On a trip to Washington in December, Mr. Poroshenko spoke with Mr. Waltz, the pick for national security adviser. Mr. Poroshenko touted the exchange in a Facebook post in which he promoted his ties to the Trump team and included photographs of himself with Mr. Waltz.

“I received assurances of the readiness of the new American Administration to demonstrate leadership in the matter of repelling Russian aggression and establishing a just peace in Ukraine,” he wrote, adding that Mr. Trump’s team “remembers well our cooperation with him during my presidency.”

A person who was present said Mr. Poroshenko had overstated the significance of the interaction with Mr. Waltz, which occurred in a hallway at a function the two were attending and was not a formal meeting. Mr. Poroshenko has denied pursing any political goals during the war.

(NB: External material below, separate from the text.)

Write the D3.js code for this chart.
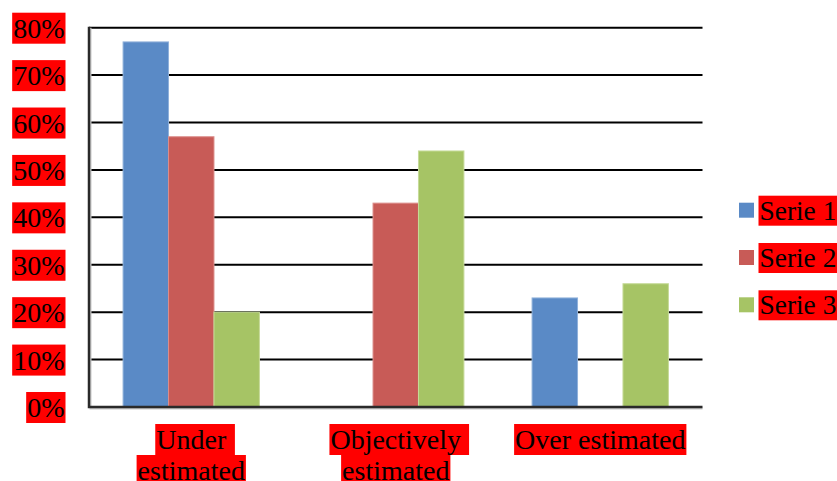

Oleksandr Merezhko, the chairman of the foreign policy committee in Ukraine’s Parliament and a member of Mr. Zelensky’s political party, said it was standard diplomacy for Mr. Trump’s team to engage with an opposition party.

“Ukraine is a democratic society,” he said. “It’s great to meet with the opposition.”

But he claimed that the opposition’s outreach was “mostly about self-promotion and political PR.” Mr. Merezhko has tried a different approach to focus Mr. Trump on the war: Last fall, he nominated Mr. Trump for a Nobel Peace Prize.

Mr. Merezhko said he did not believe that Mr. Trump held any deep-seated animosity toward Mr. Zelensky. The “greatest salesman” comment, he said, could be read as laudatory.

“In the world of Trump, this is a compliment,” he said.